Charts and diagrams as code
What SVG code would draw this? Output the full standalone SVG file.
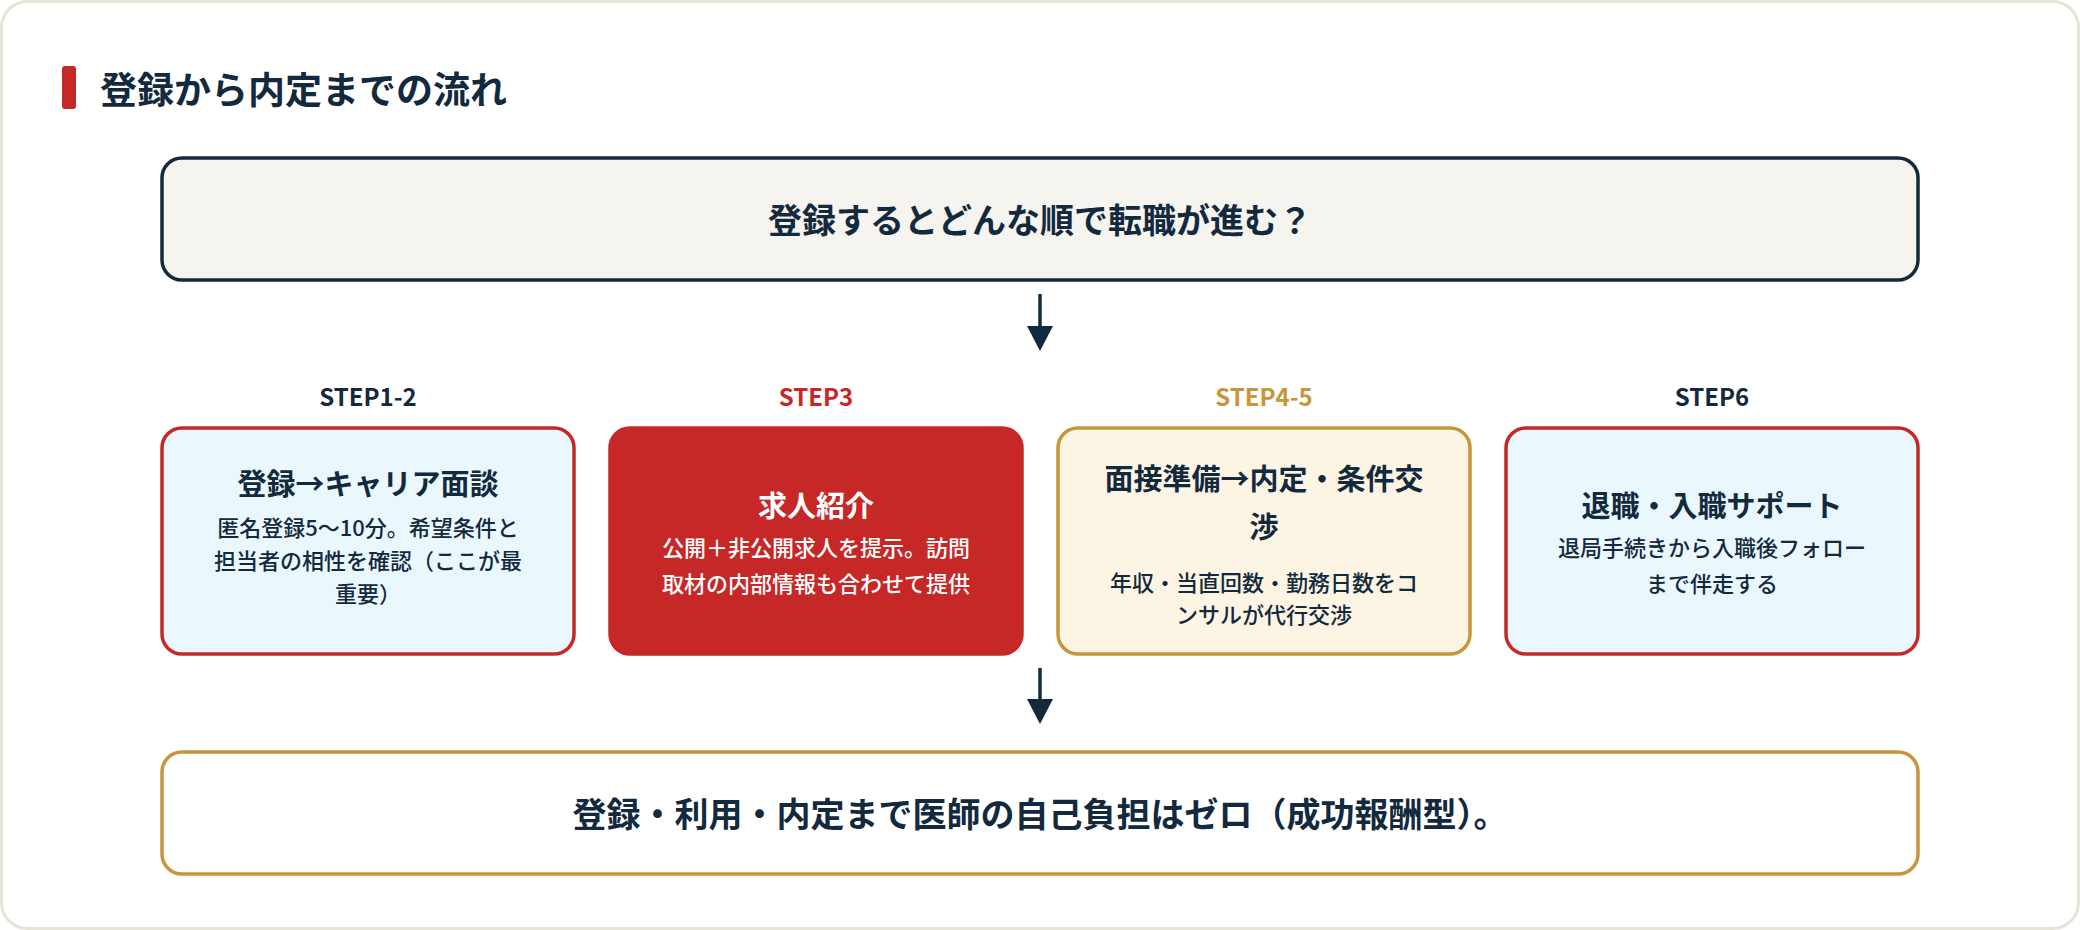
<svg xmlns="http://www.w3.org/2000/svg" width="2080" height="930" viewBox="0 0 2080 930">
<style>
text{font-family:"Noto Sans CJK JP","Noto Sans",sans-serif;font-weight:700;fill:#13293d;text-anchor:middle}
.box{stroke-width:3.5}
.h{font-size:29px}
.d{font-size:22px;font-weight:500}
.s{font-size:24px}
.w{fill:#ffffff}
</style>
<defs>
<marker id="ah" markerWidth="10" markerHeight="10" refX="5" refY="5" orient="auto" markerUnits="userSpaceOnUse" viewBox="0 0 10 10"><path d="M0,0 L10,5 L0,10 Z" fill="#13293d"/></marker>
</defs>
<rect x="1.5" y="1.5" width="2077" height="927" rx="26" fill="#ffffff" stroke="#e6e4d6" stroke-width="3"/>
<g id="title">
<rect x="62" y="66" width="14" height="43" rx="3" fill="#c62828"/>
<text x="100" y="104" style="font-size:37px;text-anchor:start">登録から内定までの流れ</text>
</g>
<g id="top">
<rect class="box" x="162" y="158" width="1756" height="122" rx="20" fill="#f5f4ef" stroke="#13293d"/>
<text x="1040" y="233" style="font-size:34px">登録するとどんな順で転職が進む？</text>
</g>
<g id="connectors">
<line x1="1040" y1="294" x2="1040" y2="332" stroke="#13293d" stroke-width="3.5"/>
<path d="M1027,326 L1053,326 L1040,351 Z" fill="#13293d"/>
<line x1="1040" y1="668" x2="1040" y2="705" stroke="#13293d" stroke-width="3.5"/>
<path d="M1027,699 L1053,699 L1040,724 Z" fill="#13293d"/>
</g>
<g id="step1">
<text class="s" x="368" y="406">STEP1-2</text>
<rect class="box" x="162" y="428" width="412" height="226" rx="20" fill="#eaf8fd" stroke="#c62828"/>
<text class="h" x="368" y="495">登録→キャリア面談</text>
<text class="d" x="368" y="536">匿名登録5〜10分。希望条件と</text>
<text class="d" x="368" y="569">担当者の相性を確認（ここが最</text>
<text class="d" x="368" y="602">重要）</text>
</g>
<g id="step3">
<text class="s" x="816" y="406" style="fill:#c62828">STEP3</text>
<rect class="box" x="610" y="428" width="412" height="226" rx="20" fill="#c62828" stroke="#c62828"/>
<text class="h w" x="816" y="517">求人紹介</text>
<text class="d w" x="816" y="556">公開＋非公開求人を提示。訪問</text>
<text class="d w" x="816" y="592">取材の内部情報も合わせて提供</text>
</g>
<g id="step4">
<text class="s" x="1264" y="406" style="fill:#c8963a">STEP4-5</text>
<rect class="box" x="1058" y="428" width="412" height="226" rx="20" fill="#fdf5e4" stroke="#c8963a"/>
<text class="h" x="1264" y="490">面接準備→内定・条件交</text>
<text class="h" x="1264" y="538">渉</text>
<text class="d" x="1264" y="591">年収・当直回数・勤務日数をコ</text>
<text class="d" x="1264" y="623">ンサルが代行交渉</text>
</g>
<g id="step6">
<text class="s" x="1712" y="406">STEP6</text>
<rect class="box" x="1506" y="428" width="412" height="226" rx="20" fill="#eaf8fd" stroke="#c62828"/>
<text class="h" x="1712" y="517">退職・入職サポート</text>
<text class="d" x="1712" y="556">退局手続きから入職後フォロー</text>
<text class="d" x="1712" y="592">まで伴走する</text>
</g>
<g id="bottom">
<rect class="box" x="162" y="752" width="1756" height="122" rx="20" fill="#ffffff" stroke="#c8963a"/>
<text x="1040" y="827" style="font-size:34px">登録・利用・内定まで医師の自己負担はゼロ（成功報酬型）。</text>
</g>
</svg>
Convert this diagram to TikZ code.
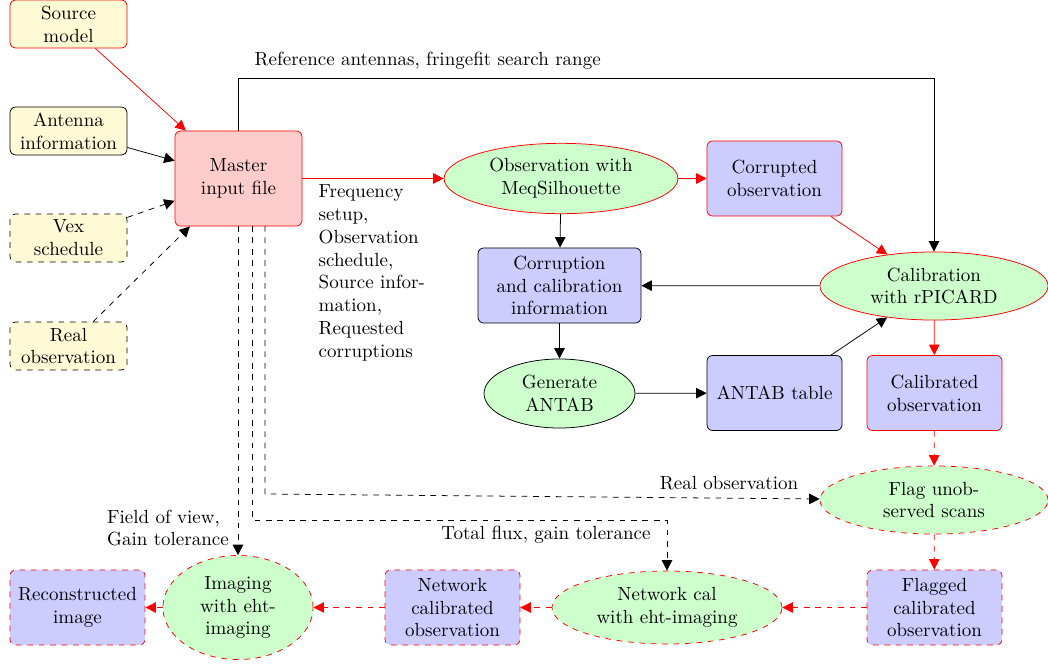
\documentclass[tikz,border=0pt]{standalone}
\usetikzlibrary{arrows.meta,shapes.geometric}
\definecolor{inyel}{RGB}{255,250,214}
\begin{document}
\begin{tikzpicture}[x=0.526pt,y=-0.526pt,
  arr/.style={-{Triangle[length=5.5pt,width=5.5pt]}},
  box/.style={rectangle, rounded corners=3pt, draw, align=center, inner sep=1pt, minimum width=71pt, minimum height=39.5pt},
  inbox/.style={rectangle, rounded corners=3pt, draw, align=center, fill=inyel, inner sep=1pt, minimum width=61.5pt, minimum height=25.2pt},
  ell/.style={ellipse, draw, fill=green!20, align=center, inner sep=0pt},
  lab/.style={align=left}
]
\useasboundingbox (0,0) rectangle (1048,666);
% input boxes
\node[inbox, draw=red] (src) at (68.5,24) {Source\\model};
\node[inbox] (ant) at (68.5,131) {Antenna\\information};
\node[inbox, dashed] (vex) at (68.5,238) {Vex\\schedule};
\node[inbox, dashed] (real) at (68.5,346) {Real\\observation};
\node[box, draw=red, fill=red!20, minimum width=66.8pt, minimum height=50pt] (master) at (238.5,178.5) {Master\\input file};
% main chain
\node[ell, draw=red, minimum width=123pt, minimum height=37pt] (meq) at (561,178.5) {Observation with\\MeqSilhouette};
\node[box, draw=red, fill=blue!20] (corr) at (774.5,178.5) {Corrupted\\observation};
\node[box, fill=blue!20, minimum width=85.7pt] (cinfo) at (559.5,285.5) {Corruption\\and calibration\\information};
\node[ell, draw=red, minimum width=120pt, minimum height=35.8pt] (rpic) at (934,286) {Calibration\\with rPICARD};
\node[ell, minimum width=79.4pt, minimum height=36.3pt] (gen) at (559.5,393.5) {Generate\\ANTAB};
\node[box, fill=blue!20] (antab) at (774.5,393) {ANTAB table};
\node[box, draw=red, fill=blue!20] (cal) at (934.5,393) {Calibrated\\observation};
\node[ell, dashed, draw=red, minimum width=120pt, minimum height=35.8pt] (flag) at (934,500) {Flag unob-\\served scans};
\node[box, dashed, draw=red, fill=blue!20] (fcal) at (934.5,607.5) {Flagged\\calibrated\\observation};
\node[ell, dashed, draw=red, minimum width=121pt, minimum height=38.4pt] (ncal) at (667,607.5) {Network cal\\with eht-imaging};
\node[box, dashed, draw=red, fill=blue!20] (nobs) at (452.5,607.5) {Network\\calibrated\\observation};
\node[ell, dashed, draw=red, minimum width=79pt, minimum height=54.7pt] (img) at (238,607.5) {Imaging\\with eht-\\imaging};
\node[box, dashed, draw=red, fill=blue!20] (rec) at (77.5,607.5) {Reconstructed\\image};
% labels
\node[anchor=west] (reflab) at (248,61) {Reference antennas, fringefit search range};
\node[anchor=north west, lab] (freqlab) at (312,178) {Frequency\\setup,\\Observation\\schedule,\\Source infor-\\mation,\\Requested\\corruptions};
\node (rlab) at (729,483) {Real observation};
\node (tlab) at (546,535) {Total flux, gain tolerance};
\node[lab] (flab) at (168,528) {Field of view,\\Gain tolerance};
% connectors
\draw[arr, red] (src) -- (master);
\draw[arr] (ant) -- (master);
\draw[arr, dashed] (vex) -- (master);
\draw[arr, dashed] (real) -- (master);
\draw[arr, red] (master) -- (meq);
\draw[arr, red] (meq) -- (corr);
\draw[arr] (meq) -- (cinfo);
\draw[arr, red] (corr) -- (rpic);
\draw[arr] (rpic) -- (cinfo);
\draw[arr] (cinfo) -- (gen);
\draw[arr] (gen) -- (antab);
\draw[arr] (antab) -- (rpic);
\draw[arr, red] (rpic) -- (cal);
\draw[arr, red, dashed] (cal) -- (flag);
\draw[arr, red, dashed] (flag) -- (fcal);
\draw[arr, red, dashed] (fcal) -- (ncal);
\draw[arr, red, dashed] (ncal) -- (nobs);
\draw[arr, red, dashed] (nobs) -- (img);
\draw[arr, red, dashed] (img) -- (rec);
\coordinate (rtop) at (934,78);
\draw[arr] (master.north) |- (rtop) -- (rpic.north);
\coordinate (d1) at (238,226);
\coordinate (d2) at (252,226);
\coordinate (d3) at (265,226);
\coordinate (t2) at (667,520);
\coordinate (t3) at (265,494);
\draw[arr, dashed] (d1) -- (img.north);
\draw[arr, dashed] (d2) |- (t2) -- (ncal.north);
\draw[arr, dashed] (d3) -- (t3) -- (flag);
\end{tikzpicture}
\end{document}
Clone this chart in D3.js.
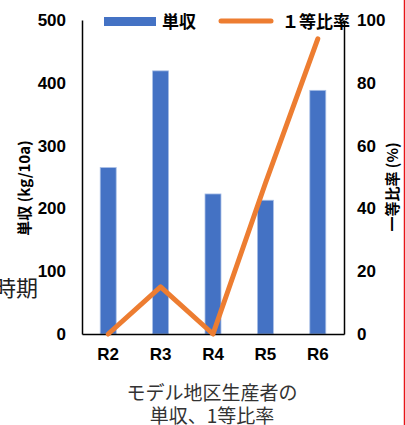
<!DOCTYPE html>
<html>
<head>
<meta charset="utf-8">
<script src="https://cdn.jsdelivr.net/npm/d3@7"></script>
<style>
  body { margin: 0; background: #fff; }
  svg { display: block; }
  text { font-family: "Liberation Sans", Arial, sans-serif; }
  .jp { font-family: "Noto Sans CJK JP", sans-serif; }
</style>
</head>
<body>
<div id="chart"></div>
<script>
// data
var years = ["R2", "R3", "R4", "R5", "R6"];
var yieldVals = [265, 419, 223, 213, 388];     // 単収 kg/10a
var gradeRatio = [0, 15, 0, 48, 94];           // １等比率 %
var leftTicks = [0, 100, 200, 300, 400, 500];
var rightTicks = [0, 20, 40, 60, 80, 100];

var W = 406, H = 425;
var plotL = 82, plotR = 344, plotT = 20, plotB = 334;

var svg = d3.select("#chart").append("svg").attr("width", W).attr("height", H);

var x = d3.scaleBand().domain(years).range([plotL, plotR])
    .paddingInner(0.695).paddingOuter(0.3475);
var yL = d3.scaleLinear().domain([0, 500]).range([plotB, plotT]);
var yR = d3.scaleLinear().domain([0, 100]).range([plotB, plotT]);

// stray text from the slide behind the chart
svg.append("text").attr("class", "jp")
    .attr("x", 38).attr("y", 296).attr("text-anchor", "end")
    .attr("font-size", 22).attr("fill", "#222")
    .text("時期");

// bars
svg.append("g").selectAll("rect")
    .data(years)
    .enter().append("rect")
    .attr("x", function (d) { return x(d); })
    .attr("y", function (d, i) { return yL(yieldVals[i]); })
    .attr("width", x.bandwidth())
    .attr("height", function (d, i) { return plotB - yL(yieldVals[i]); })
    .attr("fill", "#4472C4")
    .attr("stroke", "#a9bfe6")
    .attr("stroke-width", 0.8);

// axes (lines only, no ticks)
var axisL = d3.axisLeft(yL).tickValues(leftTicks).tickSize(0).tickPadding(16);
var axisR = d3.axisRight(yR).tickValues(rightTicks).tickSize(0).tickPadding(13);
var axisB = d3.axisBottom(x).tickSize(0).tickPadding(14);

function styleAxis(g) {
    g.select(".domain").attr("stroke", "#000").attr("stroke-width", 1.5);
    g.selectAll("text").attr("font-size", 17).attr("font-weight", "bold")
        .attr("fill", "#000").attr("font-family", "'Liberation Sans', Arial, sans-serif");
}

svg.append("g").attr("transform", "translate(" + plotL + ",0)").call(axisL).call(styleAxis);
svg.append("g").attr("transform", "translate(" + plotR + ",0)").call(axisR).call(styleAxis);
svg.append("g").attr("transform", "translate(0," + plotB + ")").call(axisB).call(styleAxis);

// ratio line
var line = d3.line()
    .x(function (d, i) { return x(years[i]) + x.bandwidth() / 2; })
    .y(function (d) { return yR(d); });

svg.append("path")
    .datum(gradeRatio)
    .attr("d", line)
    .attr("fill", "none")
    .attr("stroke", "#ED7D31")
    .attr("stroke-width", 5)
    .attr("stroke-linecap", "round")
    .attr("stroke-linejoin", "round");

// axis titles
svg.append("text").attr("class", "jp")
    .attr("transform", "translate(30,188) rotate(-90)")
    .attr("text-anchor", "middle")
    .attr("font-size", 15).attr("font-weight", "bold")
    .text("単収 (kg/10a)");

svg.append("text").attr("class", "jp")
    .attr("transform", "translate(398,187) rotate(-90)")
    .attr("text-anchor", "middle")
    .attr("font-size", 15).attr("font-weight", "bold")
    .text("一等比率 (%)");

// legend
var lg = svg.append("g");
lg.append("rect").attr("x", 104).attr("y", 17).attr("width", 52).attr("height", 9)
    .attr("fill", "#4472C4");
lg.append("text").attr("class", "jp").attr("x", 162).attr("y", 28)
    .attr("font-size", 17).attr("font-weight", "bold").text("単収");
lg.append("line").attr("x1", 221).attr("x2", 271).attr("y1", 21).attr("y2", 21)
    .attr("stroke", "#ED7D31").attr("stroke-width", 5).attr("stroke-linecap", "round");
lg.append("text").attr("class", "jp").attr("x", 282).attr("y", 28)
    .attr("font-size", 17).attr("font-weight", "bold").text("１等比率");

// caption below
svg.append("text").attr("class", "jp")
    .attr("x", 212).attr("y", 400).attr("text-anchor", "middle")
    .attr("font-size", 19).attr("fill", "#333")
    .text("モデル地区生産者の");
svg.append("text").attr("class", "jp")
    .attr("x", 212).attr("y", 423).attr("text-anchor", "middle")
    .attr("font-size", 19).attr("fill", "#333")
    .text("単収、1等比率");

// red frame edge on the right
svg.append("line").attr("x1", 404.5).attr("x2", 404.5).attr("y1", 0).attr("y2", H)
    .attr("stroke", "#e8141a").attr("stroke-width", 1.5);
</script>
</body>
</html>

» **TASK TO COMPLETE**
Say how many lines of the data include the word "file". Nothing other than the number should be given.

» **WRITTEN ANSWER**
2